One of the iconic figures of the twentieth-century cinema, Sergei
Eisenstein is best known as the director of The Battleship
Potemkin. His craft as director and film editor left a distinct
mark on such key figures of the Western cinema as Nicolas Roeg,
Francis Ford Coppola, Sam Peckinpah and Akiro Kurosawa.This
comprehensive volume of Eisenstein's writings is the first-ever
English-language edition of his newly discovered notes for a
general history of the cinema, a project he undertook in 1946-47
before his death in 1948. In his writings, Eisenstein presents the
main coordinates of a history of the cinema without mentioning
specific directors or films: what we find instead is a vast
genealogy of all the media and of all the art forms that have
preceded cinema's birth and accompanied the first decades of its
history, exploring the same expressive possibilities that cinema
has explored and responding to the same, deeply rooted, "urges"

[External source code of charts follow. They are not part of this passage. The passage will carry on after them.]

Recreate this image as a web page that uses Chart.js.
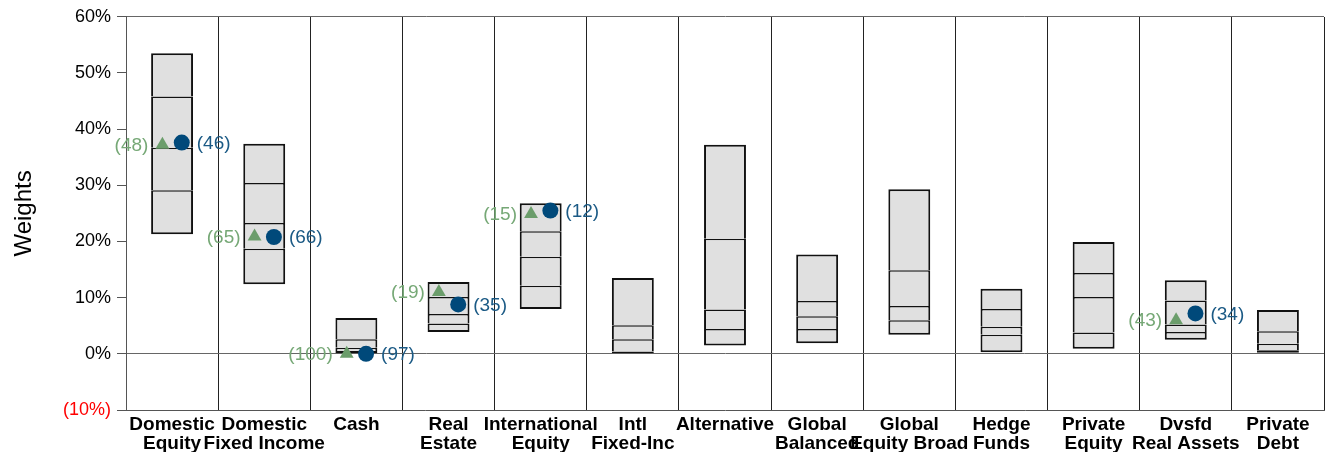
<!DOCTYPE html>
<html>
<head>
<meta charset="utf-8">
<script src="https://cdn.jsdelivr.net/npm/chart.js@4.4.1/dist/chart.umd.min.js"></script>
<style>
  html, body { margin: 0; padding: 0; background: #fff; }
  canvas { display: block; }
</style>
</head>
<body>
<canvas id="chart" width="1332" height="452"></canvas>
<script>
// category labels, split into the two lines shown under the axis
const categories = [
  ['Domestic', 'Equity'],
  ['Domestic', 'Fixed Income'],
  ['Cash'],
  ['Real', 'Estate'],
  ['International', 'Equity'],
  ['Intl', 'Fixed-Inc'],
  ['Alternative'],
  ['Global', 'Balanced'],
  ['Global', 'Equity Broad'],
  ['Hedge', 'Funds'],
  ['Private', 'Equity'],
  ['Dvsfd', 'Real Assets'],
  ['Private', 'Debt']
];

// box breakpoints (weights in %), bottom to top
const p5  = [21.3, 12.4, 0.1, 3.9,  8.0, 0.1,  1.5,  1.9,  3.4,  0.3,  0.9,  2.5, 0.2];
const p25 = [29.1, 18.7, 0.5, 5.4, 12.1, 0.4,  4.4,  4.4,  6.0,  3.4,  3.8,  3.9, 0.65];
const p50 = [36.7, 23.3, 1.1, 7.1, 17.3, 2.6,  7.9,  6.7,  8.5,  4.8, 10.1,  5.2, 1.8];
const p75 = [45.8, 30.4, 2.6, 10.1, 21.8, 5.1, 20.5,  9.4, 14.9,  8.0, 14.4,  9.5, 4.0];
const p95 = [53.5, 37.4, 6.4, 12.8, 26.8, 13.5, 37.2, 17.7, 29.3, 11.6, 19.9, 13.1, 7.8];

// the two plotted portfolios and their ranks
const triValues  = [37.2, 20.9, 0, 11.0, 24.9, null, null, null, null, null, null, 6.0, null];
const triRanks   = [48, 65, 100, 19, 15, null, null, null, null, null, null, 43, null];
const dotValues  = [37.6, 20.8, 0, 8.8, 25.5, null, null, null, null, null, null, 7.2, null];
const dotRanks   = [46, 66, 97, 35, 12, null, null, null, null, null, null, 34, null];

const yTicks = [-10, 0, 10, 20, 30, 40, 50, 60];

const FONT = "'Liberation Sans', Arial, Helvetica, sans-serif";
const GREEN = '#6b9d6b', GREEN_TXT = '#76a876';
const BLUE = '#00497a', BLUE_TXT = '#1b5a85';

// one slice of each box; only the bottom slice gets a bottom edge so the
// dividers stay single lines
const segment = (lo, hi, first, last) => ({
  type: 'bar',
  data: lo.map((v, i) => ({ x: i, y: [v, hi[i]] })),
  backgroundColor: '#e0e0e0',
  borderColor: '#111',
  borderWidth: { top: last ? 2 : 1.5, left: 2, right: 2, bottom: first ? 2 : 0 },
  borderSkipped: false,
  grouped: false,
  barPercentage: 0.455,
  categoryPercentage: 1,
  order: 2
});

const markers = (vals, offset, style, radius, color, ranks, side) => ({
  type: 'line',
  data: vals.map((v, i) => (v === null ? null : { x: i + offset, y: v })).filter(Boolean),
  ranks: ranks.filter(r => r !== null),
  side: side,
  txtColor: side === 'left' ? GREEN_TXT : BLUE_TXT,
  showLine: false,
  pointStyle: style,
  pointRadius: radius,
  pointHoverRadius: radius,
  pointBackgroundColor: color,
  pointBorderColor: color,
  pointBorderWidth: 0,
  order: 1
});

const rankLabels = {
  id: 'rankLabels',
  afterDatasetsDraw(chart) {
    const ctx = chart.ctx;
    ctx.save();
    ctx.font = '19px ' + FONT;
    ctx.textBaseline = 'middle';
    chart.data.datasets.forEach((ds, di) => {
      if (!ds.ranks) return;
      const meta = chart.getDatasetMeta(di);
      meta.data.forEach((pt, k) => {
        ctx.fillStyle = ds.txtColor;
        if (ds.side === 'left') {
          ctx.textAlign = 'right';
          ctx.fillText('(' + ds.ranks[k] + ')', pt.x - 14, pt.y + 1);
        } else {
          ctx.textAlign = 'left';
          ctx.fillText('(' + ds.ranks[k] + ')', pt.x + 15, pt.y + 1);
        }
      });
    });
    ctx.restore();
  }
};

new Chart(document.getElementById('chart'), {
  data: {
    datasets: [
      segment(p5, p25, true, false),
      segment(p25, p50, false, false),
      segment(p50, p75, false, false),
      segment(p75, p95, false, true),
      markers(triValues, -0.105, 'triangle', 8, GREEN, triRanks, 'left'),
      markers(dotValues, 0.105, 'circle', 8, BLUE, dotRanks, 'right')
    ]
  },
  options: {
    responsive: false,
    animation: false,
    layout: { padding: { top: 5, right: 6, left: 0, bottom: 0 } },
    plugins: { legend: { display: false }, tooltip: { enabled: false } },
    scales: {
      x: {
        type: 'linear',
        position: 'bottom',
        offset: false,
        min: -0.5,
        max: 12.5,
        afterBuildTicks: s => { s.ticks = categories.map((c, i) => ({ value: i })); },
        afterFit: s => { s.height = 42; },
        grid: { display: false, drawTicks: false, offset: false },
        border: { display: true, color: '#555', width: 1 },
        ticks: {
          autoSkip: false,
          maxRotation: 0,
          padding: 5,
          color: '#000',
          font: { family: FONT, size: 19, weight: 'bold', lineHeight: 1.0 },
          callback: v => categories[Math.round(v)]
        }
      },
      x2: {
        type: 'linear',
        position: 'top',
        offset: false,
        min: -0.5,
        max: 12.5,
        afterBuildTicks: s => { s.ticks = categories.concat([null]).map((c, i) => ({ value: i - 0.5 })); },
        afterFit: s => { s.height = 0; },
        grid: { color: '#222', lineWidth: 1, drawTicks: false, offset: false },
        border: { display: false },
        ticks: { display: false }
      },
      y: {
        min: -10,
        max: 60,
        afterBuildTicks: s => { s.ticks = yTicks.map(v => ({ value: v })); },
        afterFit: s => { s.width = 126; },
        grid: {
          color: c => (c.tick && (c.tick.value === 0 || c.tick.value === 60) ? '#666' : 'rgba(0,0,0,0)'),
          tickColor: '#555',
          tickLength: 9,
          lineWidth: 1
        },
        border: { display: true, color: '#555', width: 1 },
        title: {
          display: true,
          text: 'Weights',
          color: '#000',
          font: { family: FONT, size: 24 },
          padding: { top: 10, bottom: 6 }
        },
        ticks: {
          padding: 6,
          font: { family: FONT, size: 18 },
          color: c => (c.tick.value < 0 ? '#ff0000' : '#000'),
          callback: v => (v < 0 ? '(' + (-v) + '%)' : v + '%')
        }
      }
    }
  },
  plugins: [rankLabels]
});
</script>
</body>
</html>
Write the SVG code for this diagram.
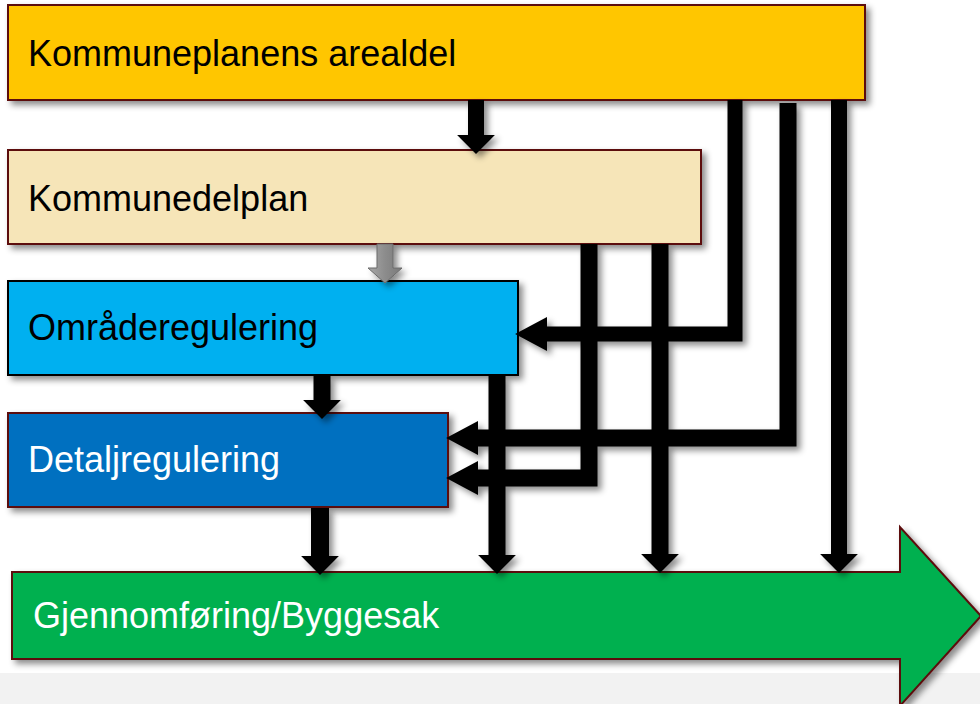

cinema has responded to. Cinema appears here as the heir of a very
long tradition that includes death masks, ritual processions, wax
museums, diorama and panorama, and as a medium in constant
transformation, that far from being locked in a stable form
continues to redefine itself. The texts by Eisenstein are
accompanied by a series of critical essays written by some of the
world's most qualified Eisenstein scholars.